I am plugged into a smartphone collective consciousness. Grindr, a gay dating app, is mother brain. Grindrrrrrrrrrrrr-rrrrrrrrrrrr! A way to connect. Nobody ask any question, everyone jump into the meat grinder:
My name is Alex Ryan: A-L-Y-Q-S R-Y-U-N: No fats. No fems. No Asians. No trolls. No blacks. Nobody over the age of 25. And absolutely, positively no condoms for this cow-B-O-I. Let’s parTy.
App dating is a demoralizing experience.
I call men on Grindr “grindrs” because they slowly grind away at my love optimism. Before even saying “hello,” grinders ask about my “sexy shit pussy,” and have offered to be my human toilet. As a sex abuse survivor, I have low standards when it comes to meeting a man: first, don’t kill me; second, don’t mention “licking my shitoris”; and finally, never assume I’m looking for a human toilet. I’m not. And neither is Seka!

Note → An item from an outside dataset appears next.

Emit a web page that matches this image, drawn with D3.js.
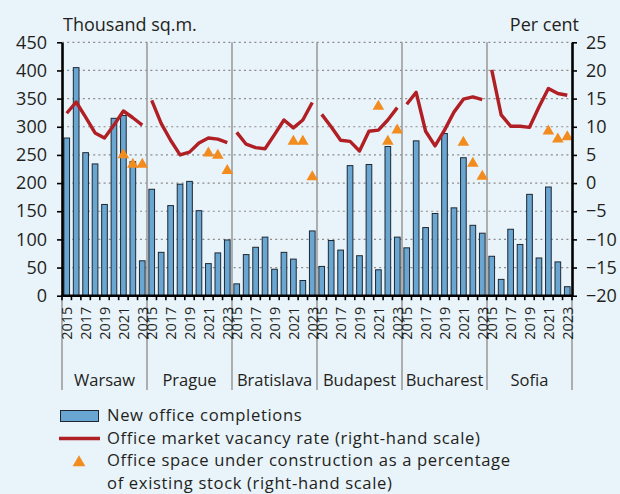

I sometimes feel disconnected from my sexual side, like abuse killed that part of me. I like the idea of sex. Rough sex. Leather. Poppers! I want to hook up with a guy so huge I’ll look up at him and say, “I’m gonna’ need an epidural for that.” I love the fantasy but am paralyzed by the reality of sex.
The wreckage of child molestation never goes away. No matter how far you sail its debris has a way of floating back to you.

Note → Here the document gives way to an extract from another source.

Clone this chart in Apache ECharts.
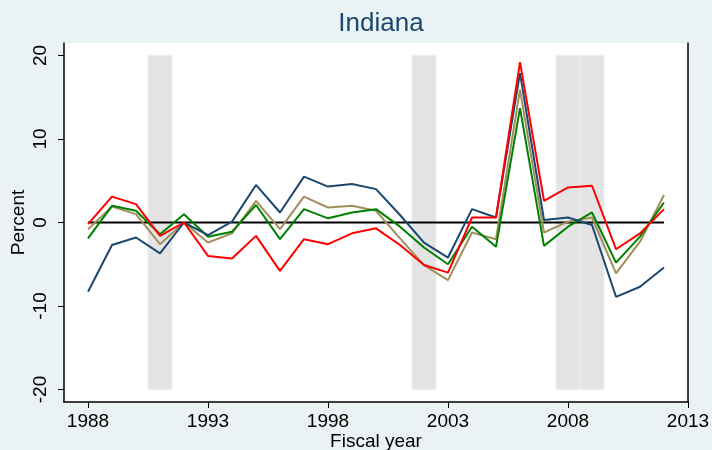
<!DOCTYPE html>
<html>
<head>
<meta charset="utf-8">
<script src="https://cdn.jsdelivr.net/npm/echarts@6/dist/echarts.min.js"></script>
<style>
  html, body { margin: 0; padding: 0; background: #eaf2f3; }
  #chart { width: 712px; height: 450px; }
</style>
</head>
<body>
<div id="chart"></div>
<script>
  // fiscal years and growth rates (percent)
  var years = [1988, 1989, 1990, 1991, 1992, 1993, 1994, 1995, 1996, 1997, 1998, 1999,
    2000, 2001, 2002, 2003, 2004, 2005, 2006, 2007, 2008, 2009, 2010, 2011, 2012]

  var navyVals = [-8.3, -2.7, -1.8, -3.7, 0.0, -1.5, 0.1, 4.5, 1.2, 5.5, 4.3, 4.6,
    4.0, 0.9, -2.4, -4.2, 1.6, 0.6, 17.9, 0.3, 0.6, -0.3, -8.9, -7.7, -5.4]
  var redVals = [-0.2, 3.1, 2.2, -1.6, 0.0, -4.0, -4.3, -1.6, -5.8, -2.0, -2.6, -1.3,
    -0.7, -2.7, -5.1, -6.0, 0.6, 0.6, 19.2, 2.6, 4.2, 4.4, -3.2, -1.3, 1.6]
  var greenVals = [-1.9, 2.0, 1.4, -1.4, 1.0, -1.7, -1.1, 2.1, -2.0, 1.6, 0.5, 1.2,
    1.6, -0.5, -3.0, -5.0, -0.5, -2.9, 13.7, -2.8, -0.5, 1.2, -4.8, -1.7, 2.4]
  var tanVals = [-0.8, 1.9, 1.0, -2.6, 0.0, -2.4, -1.3, 2.6, -0.8, 3.1, 1.8, 2.0,
    1.4, -1.9, -5.1, -6.9, -1.2, -2.0, 15.9, -1.2, 0.1, 0.6, -6.1, -2.3, 3.3]

  // recession bands (fiscal year start, end)
  var recessionStart = [1990.5, 2001.5, 2007.5, 2008.5]
  var recessionEnd = [1991.5, 2002.5, 2008.5, 2009.5]
  var bandLow = -20
  var bandHigh = 20

  var xTicks = [1988, 1993, 1998, 2003, 2008, 2013]
  var yTicks = [-20, -10, 0, 10, 20]

  function pairs(vals) {
    return years.map(function (y, i) { return [y, vals[i]] })
  }

  var bands = recessionStart.map(function (s, i) {
    return [{ coord: [s, bandLow] }, { coord: [recessionEnd[i], bandHigh] }]
  })

  var labelFont = 'Liberation Sans, Arial, sans-serif'

  function lineSeries(name, vals, color) {
    return {
      name: name,
      type: 'line',
      data: pairs(vals),
      symbol: 'none',
      lineStyle: { color: color, width: 2 },
      itemStyle: { color: color },
      animation: false
    }
  }

  var chart = echarts.init(document.getElementById('chart'))
  chart.setOption({
    backgroundColor: '#eaf2f3',
    animation: false,
    title: {
      text: 'Indiana',
      left: 376,
      top: 6,
      textAlign: 'center',
      textStyle: { color: '#1a476f', fontSize: 26, fontWeight: 'normal', fontFamily: labelFont }
    },
    grid: {
      left: 64,
      right: 24,
      top: 43,
      bottom: 48,
      outerBoundsMode: 'none',
      containLabel: false,
      show: true,
      backgroundColor: '#ffffff',
      borderWidth: 0
    },
    xAxis: {
      type: 'value',
      min: 1987,
      max: 2013,
      name: 'Fiscal year',
      nameLocation: 'middle',
      nameGap: 30,
      nameMoveOverlap: false,
      nameTextStyle: { color: '#000', fontSize: 19, fontFamily: labelFont },
      axisLine: { show: true, onZero: false, lineStyle: { color: '#000', width: 1.5 } },
      axisTick: { show: true, length: 6, customValues: xTicks, lineStyle: { color: '#000' } },
      axisLabel: {
        customValues: xTicks,
        margin: 10,
        color: '#000',
        fontSize: 19,
        fontFamily: labelFont,
        formatter: function (v) { return String(v) }
      },
      splitLine: { show: false }
    },
    yAxis: [{
      type: 'value',
      min: -21.5,
      max: 21.5,
      name: 'Percent',
      nameLocation: 'middle',
      nameGap: 36,
      nameMoveOverlap: false,
      nameTextStyle: { color: '#000', fontSize: 19, fontFamily: labelFont },
      axisLine: { show: true, onZero: false, lineStyle: { color: '#000', width: 1.5 } },
      axisTick: { show: true, length: 6, customValues: yTicks, lineStyle: { color: '#000' } },
      axisLabel: { customValues: yTicks, rotate: 90, margin: 14, color: '#000', fontSize: 19, fontFamily: labelFont },
      splitLine: { show: false }
    }, {
      type: 'value',
      position: 'right',
      min: -21.5,
      max: 21.5,
      axisLine: { show: true, onZero: false, lineStyle: { color: '#000', width: 1.5 } },
      axisTick: { show: false },
      axisLabel: { show: false },
      splitLine: { show: false }
    }],
    series: [
      {
        name: 'recession',
        type: 'line',
        data: [],
        markArea: {
          silent: true,
          itemStyle: { color: '#e4e4e4', borderColor: '#eaf0f0', borderWidth: 1 },
          data: bands
        }
      },
      {
        name: 'zero',
        type: 'line',
        data: pairs(years.map(function () { return 0 })),
        symbol: 'none',
        lineStyle: { color: '#000', width: 2 },
        animation: false
      },
      lineSeries('tan', tanVals, '#a08f5c'),
      lineSeries('green', greenVals, '#008000'),
      lineSeries('navy', navyVals, '#1a476f'),
      lineSeries('red', redVals, '#ff0000')
    ]
  })
</script>
</body>
</html>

Just last year, I received a Facebook message from a gay guy in his early 40s. Here’s what he wrote:
I live in Houston and 3 months ago I met a man named Rusty on Grindr. I have observed some behavior that has me concerned that he may be a pedophile. I’m terrified that what I thought was intense role-play is him recalling past experiences or acting out future assaults on underage victims. [Signed,] Concerned in Houston.
Fuck. I haven’t seen my brother in 20 years. But this email brings me back. Back to the agony, the grief of the 6-year-old inside me,
(Slide of 6-year-old Ragan.)
…the bullied and abused boy I want so badly to protect.
But you know what? I may have to let go of him to get a hold of myself, to plant feet in the fertile soil of middle age and grow past the past; because I’m not a kid anymore. I am proud of the man I’ve become. And you know what? I think the 6-year-old would be, too.